Leviticus

Leviticus 4:13-21

When the community falls into unintentional sin, God provides a sin offering that restores the covenant people to purity before Him.

Leviticus 4:13-21 (WEB)

13 “ ‘If the whole congregation of Israel sins, and the thing is hidden from the eyes of the assembly, and they have done any of the things which Yahweh has commanded not to be done, and are guilty;

14 when the sin in which they have sinned is known, then the assembly shall offer a young bull for a sin offering, and bring it before the Tent of Meeting.

15 The elders of the congregation shall lay their hands on the head of the bull before Yahweh; and the bull shall be killed before Yahweh.

16 The anointed priest shall bring some of the blood of the bull to the Tent of Meeting.

17 The priest shall dip his finger in the blood and sprinkle it seven times before Yahweh, before the veil.

18 He shall put some of the blood on the horns of the altar which is before Yahweh, that is in the Tent of Meeting; and the rest of the blood he shall pour out at the base of the altar of burnt offering, which is at the door of the Tent of Meeting.

19 All its fat he shall take from it, and burn it on the altar.

20 Thus shall he do with the bull; as he did with the bull of the sin offering, so shall he do with this; and the priest shall make atonement for them, and they shall be forgiven.

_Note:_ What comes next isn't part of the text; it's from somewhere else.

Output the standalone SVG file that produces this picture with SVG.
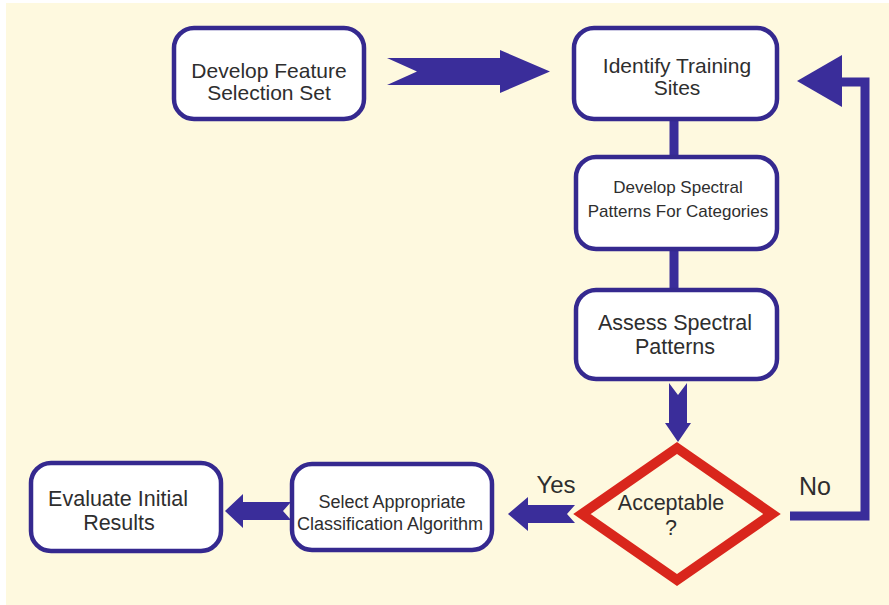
<svg xmlns="http://www.w3.org/2000/svg" width="889" height="605" viewBox="0 0 889 605">
  <style>
    .box { fill: #ffffff; stroke: #35298f; stroke-width: 4.5; }
    .arrow { fill: #3a2d9a; }
    .bar { stroke: #3a2d9a; stroke-width: 9; fill: none; }
    .label { font-family: "Liberation Sans", Arial, sans-serif; fill: #2e2e2e; text-anchor: middle; }
  </style>
  <rect x="0" y="0" width="889" height="605" fill="#ffffff"/>
  <rect x="6" y="3" width="883" height="602" fill="#fef9df"/>

  <g id="connectors">
    <!-- Feature set to training sites -->
    <polygon class="arrow" points="387,58 500,58 500,50 550,71.5 500,93 500,85 387,85 417,71.5"/>
    <!-- Vertical links between the stacked steps -->
    <line class="bar" x1="674" y1="118" x2="674" y2="158"/>
    <line class="bar" x1="674" y1="248" x2="674" y2="290"/>
    <!-- Assess to decision -->
    <polygon class="arrow" points="669,383 678,395 687,383 687,423 691,423 678,442 665,423 669,423"/>
    <!-- "No" loop back to training sites -->
    <polyline class="bar" points="790,516 865,516 865,82 840,82"/>
    <polygon class="arrow" points="797,81 842,55 842,107"/>
    <!-- "Yes" to classification algorithm -->
    <polygon class="arrow" points="575,505 567,514 575,523 528,523 528,531 508,514 528,497 528,505"/>
    <!-- Classification algorithm to evaluation -->
    <polygon class="arrow" points="291,502 283,511 291,520 243,520 243,528 225,511 243,494 243,502"/>
  </g>

  <g id="node-feature-set">
    <rect class="box" x="174" y="28" width="190" height="91" rx="20"/>
    <text class="label" x="269" y="78" font-size="21">Develop Feature</text>
    <text class="label" x="269" y="100" font-size="21">Selection Set</text>
  </g>

  <g id="node-training-sites">
    <rect class="box" x="574" y="28" width="203" height="91" rx="20"/>
    <text class="label" x="677" y="73" font-size="21">Identify Training</text>
    <text class="label" x="677" y="95" font-size="21">Sites</text>
  </g>

  <g id="node-spectral-patterns">
    <rect class="box" x="576" y="157" width="201" height="92" rx="20"/>
    <text class="label" x="678" y="193" font-size="17">Develop Spectral</text>
    <text class="label" x="678" y="217" font-size="17">Patterns For Categories</text>
  </g>

  <g id="node-assess">
    <rect class="box" x="576" y="290" width="201" height="89" rx="20"/>
    <text class="label" x="675" y="330" font-size="21.5">Assess Spectral</text>
    <text class="label" x="675" y="354" font-size="21.5">Patterns</text>
  </g>

  <g id="node-acceptable">
    <polygon points="677,448 772,514 677,580 582,514" fill="#fef9df" stroke="#d9261c" stroke-width="10"/>
    <text class="label" x="671" y="510" font-size="21.5">Acceptable</text>
    <text class="label" x="671" y="535" font-size="21.5">?</text>
  </g>

  <g id="edge-labels">
    <text class="label" x="556" y="493" font-size="24">Yes</text>
    <text class="label" x="815" y="495" font-size="25">No</text>
  </g>

  <g id="node-select-algorithm">
    <rect class="box" x="292" y="464" width="200" height="86" rx="20"/>
    <text class="label" x="392" y="508" font-size="18">Select Appropriate</text>
    <text class="label" x="390" y="530" font-size="18">Classification Algorithm</text>
  </g>

  <g id="node-evaluate">
    <rect class="box" x="31" y="463" width="190" height="88" rx="20"/>
    <text class="label" x="118" y="506" font-size="21.5">Evaluate Initial</text>
    <text class="label" x="119" y="530" font-size="21.5">Results</text>
  </g>
</svg>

21 He shall carry the bull outside the camp, and burn it as he burned the first bull. It is the sin offering for the assembly.

Central Idea

When the community falls into unintentional sin, God provides a sin offering that restores the covenant people to purity before Him.

Authorial Intent

This passage addresses the situation in which the whole congregation of Israel commits an unintentional sin against the LORD's commands. It prescribes a sin offering that removes communal guilt and restores covenant purity through sacrificial mediation performed by the priesthood.

Literary Context

Leviticus 4:13-21 is the second major case in the purification offering sequence. The first case, Leviticus 4:1-12, concerned the anointed priest whose sin brings guilt on the people. This unit now concerns the whole Israelite community. The procedures are very similar: a young bull, hand-laying, slaughter before the LORD, blood brought into the tent of meeting, sevenfold sprinkling before the curtain, blood applied to the altar horns, remaining blood poured at the bronze altar base, fat burned on the altar, and the carcass burned outside the camp.

Historical Context

Leviticus 4:13-21 belongs to Israel's tabernacle worship in the wilderness and addresses the case of unintentional sin by the whole community. Israel is already the LORD's redeemed covenant people. The passage shows how the covenant community is restored when the assembly has sinned unintentionally and become guilty before the holy God who dwells among them. The assembly brings a young bull before the tent of meeting. The elders lay hands on the bull's head before the LORD. The bull is slaughtered, the anointed priest brings its blood into the tent, sprinkles it before the curtain, applies blood to the altar horns, pours the remaining blood at the base of the altar of burnt offering, burns the fat on the altar, and the bull is burned outside the camp. The instruction is given to Moses for Israel and concerns the whole Israelite community, represented by the elders of the community and mediated through the anointed priest. The elders function as representative leaders of the assembly. Their hand-laying shows that the community's sin is being acknowledged and represented before the LORD. This passage follows the anointed priest's purification offering and precedes the leader and individual purification offerings. It demonstrates a graded structure where the seriousness of the offender's covenant role shapes the blood rite.

Chapter: Leviticus 4

The Sin Offering: Purification for Unintentional Sin

No one in the covenant community is beyond the reach of sin or beyond the mercy of God's appointed atonement.